OBJECTIVE
Set down, exactly as written, the lines from the top of the data to the line that holds "const dbTicks = [45, 50, 55, 60, 65, 70, 75];", and omit the pictures.

COLLECTED MATERIAL
----

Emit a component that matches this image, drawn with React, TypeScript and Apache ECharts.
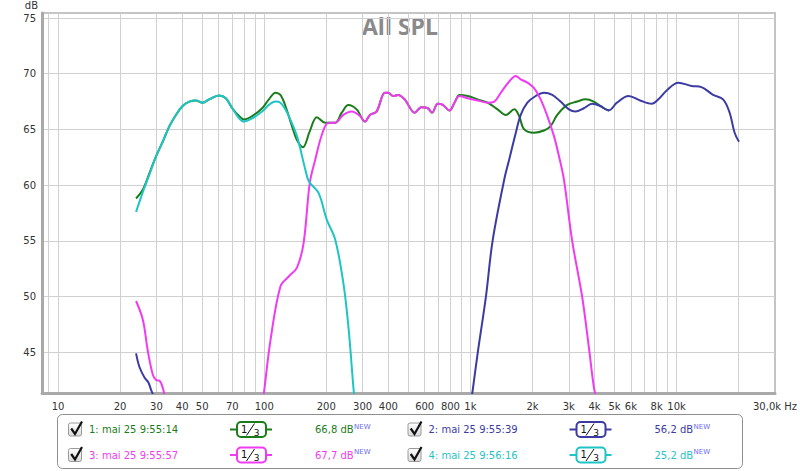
import React, { useEffect, useRef } from "react";
import * as echarts from "echarts";

const FONT = '"DejaVu Sans", sans-serif';

// x axis: grid line frequencies and labelled frequencies (Hz)
const gridFreqs = [9, 10, 20, 30, 40, 50, 60, 70, 80, 90, 100, 200, 300, 400, 500, 600, 700, 800, 900, 1000, 2000, 3000, 4000, 5000, 6000, 7000, 8000, 9000, 10000, 20000];
const labelFreqs = [10, 20, 30, 40, 50, 70, 100, 200, 300, 400, 600, 800, 1000, 2000, 3000, 4000, 5000, 6000, 8000, 10000, 30000];
const labelTexts = ["10", "20", "30", "40", "50", "70", "100", "200", "300", "400", "600", "800", "1k", "2k", "3k", "4k", "5k", "6k", "8k", "10k", "30,0k Hz"];
const dbTicks = [45, 50, 55, 60, 65, 70, 75];

// legend
const legendNames = ["1: mai 25 9:55:14", "2: mai 25 9:55:39", "3: mai 25 9:55:57", "4: mai 25 9:56:16"];
const legendValues = ["66,8 dB", "56,2 dB", "67,7 dB", "25,2 dB"];
const colors = ["#1c7c1c", "#3b3ba3", "#f03cf0", "#1fc4c4"];

// [frequency Hz, dB]
const m1: number[][] = [
  [23.9, 58.8], [25.8, 59.6], [27.8, 61.1], [29.9, 62.6], [32.2, 63.9], [34.7, 65.3], [37.3, 66.3], [40.2, 67.1],
  [43.3, 67.5], [46.6, 67.6], [50.2, 67.4], [54.1, 67.7], [60.4, 68.05], [65.1, 67.8], [70, 66.9], [75.5, 66.2],
  [79.7, 65.9], [87.4, 66.2], [97.7, 66.9], [105.3, 67.7], [113.4, 68.3], [119.8, 68.1], [126.7, 67.1], [136.3, 65.3],
  [143.7, 64.1], [154.1, 63.4], [166, 64.8], [180, 66.1], [197.6, 65.6], [220.8, 65.6], [237.6, 66.5], [256, 67.2],
  [280.7, 66.8], [308, 65.7], [325.7, 66.3], [350.5, 66.6], [384.8, 68.3], [399, 68.3], [421.9, 68.0], [446, 68.1],
  [480, 67.7], [537, 66.5], [578, 67.0], [622, 66.9], [651, 66.5], [695, 67.3], [735, 67.2], [792, 66.7],
  [837, 67.4], [885, 68.1], [970, 68.0], [1084, 67.7], [1211, 67.4], [1354, 66.8], [1485, 66.3], [1631, 66.8],
  [1723, 66.2], [1822, 65.0], [2036, 64.7], [2275, 64.9], [2448, 65.3], [2637, 66.3], [2946, 67.2], [3293, 67.5],
  [3612, 67.7], [3965, 67.5], [4431, 66.9], [4699, 66.7],
];

const m2Low: number[][] = [[23.9, 44.9], [24.8, 43.7], [26.3, 42.7], [27.4, 42.3], [28.3, 41.6], [29.2, 41.0]];
const m2: number[][] = [
  [1014, 41.0], [1026, 41.6], [1084, 44.9], [1189, 50.0], [1281, 55.0], [1459, 60.5], [1542, 62.3], [1660, 64.7],
  [1754, 66.3], [1889, 67.4], [2073, 68.0], [2275, 68.3], [2495, 68.1], [2735, 67.5], [3004, 66.8], [3231, 66.6],
  [3548, 66.9], [3890, 67.3], [4266, 67.1], [4683, 66.7], [5135, 67.4], [5848, 68.0], [6655, 67.6], [7575, 67.3],
  [8159, 67.7], [8947, 68.5], [10190, 69.2], [11813, 68.9], [13200, 68.8], [15030, 68.1], [16800, 67.7], [18080, 66.5],
  [19110, 64.7], [20070, 63.9],
];

const m3Low: number[][] = [[23.9, 49.6], [25.8, 47.9], [27.2, 45.2], [28.8, 43.0], [29.9, 42.5], [31.2, 42.4], [32.2, 41.8], [32.8, 41.2], [33.2, 40.8]];
const m3: number[][] = [
  [98.8, 40.8], [99.6, 41.3], [107.3, 46.1], [119.8, 50.9], [131.5, 51.8], [144.1, 52.6], [155.2, 54.8], [166.3, 60.2],
  [176.8, 62.3], [190.2, 64.5], [205, 65.6], [220.8, 65.6], [242, 66.3], [265.5, 66.6], [291.5, 66.2], [308, 65.7],
  [325.7, 66.3], [350.5, 66.6], [384.8, 68.3], [399, 68.3], [421.9, 68.0], [446, 68.1], [480, 67.7], [537, 66.5],
  [578, 67.0], [622, 66.9], [651, 66.5], [695, 67.3], [735, 67.2], [792, 66.7], [837, 67.4], [885, 68.0],
  [970, 67.8], [1084, 67.6], [1211, 67.4], [1306, 67.5], [1405, 68.3], [1542, 69.3], [1660, 69.8], [1754, 69.5],
  [1889, 69.2], [2036, 68.7], [2191, 67.7], [2360, 66.2], [2542, 64.4], [2688, 62.6], [2841, 60.5], [3115, 55.0],
  [3481, 50.0], [3750, 45.5], [3965, 41.9], [4065, 41.0],
];

const m4: number[][] = [
  [23.9, 57.6], [25.8, 59.4], [27.8, 61.0], [29.9, 62.6], [32.2, 63.9], [34.7, 65.3], [37.3, 66.3], [40.2, 67.1],
  [43.3, 67.5], [46.6, 67.6], [50.2, 67.4], [54.1, 67.7], [60.4, 68.05], [65.1, 67.8], [70, 66.9], [75.5, 66.0],
  [79.7, 65.7], [87.4, 66.0], [97.7, 66.6], [105.3, 67.2], [113.4, 67.5], [119.8, 67.4], [126.7, 66.8], [131.5, 66.2],
  [144.1, 64.4], [158.2, 61.4], [165, 60.3], [183.4, 59.3], [201, 56.9], [221, 55.1], [242, 51.2], [256, 47.3],
  [270.5, 41.9], [273.5, 41.0],
];

function lineSeries(data: number[][], color: string) {
  return {
    type: "line",
    data,
    showSymbol: false,
    symbol: "none",
    smooth: 0.35,
    clip: true,
    lineStyle: { color, width: 2 },
    emphasis: { disabled: true },
  };
}

function buildLegend(): any[] {
  const els: any[] = [];
  els.push({
    type: "rect",
    shape: { x: 57.5, y: 414.5, width: 685, height: 54, r: 5 },
    style: { fill: "#fff", stroke: "#8e8e8e", lineWidth: 1 },
  });
  legendNames.forEach((name, i) => {
    const col = i % 2;
    const row = Math.floor(i / 2);
    const dx = col * 339.5;
    const y = 429.5 + row * 25.5;
    const c = colors[i];
    els.push({
      type: "rect",
      shape: { x: 68.5 + dx, y: y - 6.5, width: 13, height: 13, r: 2 },
      style: {
        fill: new echarts.graphic.LinearGradient(0, 0, 0, 1, [
          { offset: 0, color: "#ffffff" },
          { offset: 1, color: "#d9d9d9" },
        ]),
        stroke: "#9a9a9a",
        lineWidth: 1,
      },
    });
    els.push({
      type: "polyline",
      shape: { points: [[71.2 + dx, y - 1], [75 + dx, y + 4.5], [82 + dx, y - 8]] },
      style: { stroke: "#111", lineWidth: 2.2, fill: null },
    });
    els.push({
      type: "text",
      x: 89 + dx,
      y,
      style: { text: name, fill: c, fontSize: 10, fontFamily: FONT, align: "left", verticalAlign: "middle", textAlign: "left", textVerticalAlign: "middle" },
    });
    // smoothing badge
    els.push({ type: "line", shape: { x1: 230 + dx, y1: y, x2: 237 + dx, y2: y }, style: { stroke: c, lineWidth: 2 } });
    els.push({ type: "line", shape: { x1: 266 + dx, y1: y, x2: 272 + dx, y2: y }, style: { stroke: c, lineWidth: 2 } });
    els.push({
      type: "rect",
      shape: { x: 237 + dx, y: y - 7.5, width: 29, height: 15, r: 4 },
      style: { fill: "#fff", stroke: c, lineWidth: 2 },
    });
    els.push({
      type: "text",
      x: 244.3 + dx,
      y: y - 0.5,
      style: { text: "1", fill: "#111", fontSize: 10, fontFamily: FONT, align: "center", verticalAlign: "middle", textAlign: "center", textVerticalAlign: "middle" },
    });
    els.push({ type: "line", shape: { x1: 246.5 + dx, y1: y + 6, x2: 254.5 + dx, y2: y - 6 }, style: { stroke: "#111", lineWidth: 1 } });
    els.push({
      type: "text",
      x: 256.5 + dx,
      y: y + 3,
      style: { text: "3", fill: "#111", fontSize: 9, fontFamily: FONT, align: "center", verticalAlign: "middle", textAlign: "center", textVerticalAlign: "middle" },
    });
    els.push({
      type: "text",
      x: 315 + dx,
      y,
      style: { text: legendValues[i], fill: c, fontSize: 10, fontFamily: FONT, align: "left", verticalAlign: "middle", textAlign: "left", textVerticalAlign: "middle" },
    });
    els.push({
      type: "text",
      x: 354 + dx,
      y: y - 3,
      style: { text: "NEW", fill: "#6c6cf0", fontSize: 7, fontFamily: FONT, align: "left", verticalAlign: "middle", textAlign: "left", textVerticalAlign: "middle" },
    });
  });
  return els;
}

export default function App() {
  const ref = useRef<HTMLDivElement>(null);
  useEffect(() => {
    if (!ref.current) return;
    const chart = echarts.init(ref.current, undefined, { renderer: "svg" });
    const labelMap: Record<number, string> = {};
    labelFreqs.forEach((f, i) => (labelMap[f] = labelTexts[i]));
    const option: any = {
      animation: false,
      backgroundColor: "#ffffff",
      grid: { left: 42, right: 22, top: 13, bottom: 78, show: true, borderColor: "#c4c4c4", borderWidth: 2, backgroundColor: "transparent" },
      xAxis: {
        type: "log",
        logBase: 10,
        min: 8.36,
        max: 30000,
        axisLine: { show: true, onZero: false, lineStyle: { color: "#a9a9a9", width: 3 } },
        axisTick: { show: false, customValues: gridFreqs },
        axisLabel: {
          customValues: labelFreqs,
          margin: 8,
          color: "#333",
          fontSize: 10,
          fontFamily: FONT,
          formatter: (v: number) => labelMap[Math.round(v)] ?? "",
        },
        splitLine: { show: true, lineStyle: { color: "#d0d0d0", width: 1 } },
        minorSplitLine: { show: false },
      },
      yAxis: {
        type: "value",
        min: 41.34,
        max: 75.45,
        name: "dB",
        nameLocation: "end",
        nameGap: 3,
        nameTextStyle: { align: "right", verticalAlign: "bottom", padding: [0, 4, 0, 0], color: "#333", fontSize: 10, fontFamily: FONT },
        axisLine: { show: true, lineStyle: { color: "#a9a9a9", width: 3 } },
        axisTick: { show: false, customValues: dbTicks },
        axisLabel: { customValues: dbTicks, margin: 6, color: "#333", fontSize: 10, fontFamily: FONT },
        splitLine: { show: true, lineStyle: { color: "#d0d0d0", width: 1 } },
      },
      series: [
        lineSeries(m1, colors[0]),
        lineSeries(m2Low, colors[1]),
        lineSeries(m2, colors[1]),
        lineSeries(m3Low, colors[2]),
        lineSeries(m3, colors[2]),
        lineSeries(m4, colors[3]),
      ],
      graphic: [
        {
          type: "text",
          x: 400,
          y: 25.5,
          style: { text: "All SPL", fill: "#8a8a8a", fontSize: 23, fontWeight: "bold", fontFamily: '"Open Sans", sans-serif', align: "center", verticalAlign: "middle", textAlign: "center", textVerticalAlign: "middle" },
        },
        ...buildLegend(),
      ],
    };
    chart.setOption(option);
    return () => chart.dispose();
  }, []);
  return <div ref={ref} style={{ position: "absolute", left: 0, top: 0, width: 800, height: 471 }} />;
}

----

FINAL RESULT
Emit a component that matches this image, drawn with React, TypeScript and Apache ECharts.
import React, { useEffect, useRef } from "react";
import * as echarts from "echarts";

const FONT = '"DejaVu Sans", sans-serif';

// x axis: grid line frequencies and labelled frequencies (Hz)
const gridFreqs = [9, 10, 20, 30, 40, 50, 60, 70, 80, 90, 100, 200, 300, 400, 500, 600, 700, 800, 900, 1000, 2000, 3000, 4000, 5000, 6000, 7000, 8000, 9000, 10000, 20000];
const labelFreqs = [10, 20, 30, 40, 50, 70, 100, 200, 300, 400, 600, 800, 1000, 2000, 3000, 4000, 5000, 6000, 8000, 10000, 30000];
const labelTexts = ["10", "20", "30", "40", "50", "70", "100", "200", "300", "400", "600", "800", "1k", "2k", "3k", "4k", "5k", "6k", "8k", "10k", "30,0k Hz"];
const dbTicks = [45, 50, 55, 60, 65, 70, 75];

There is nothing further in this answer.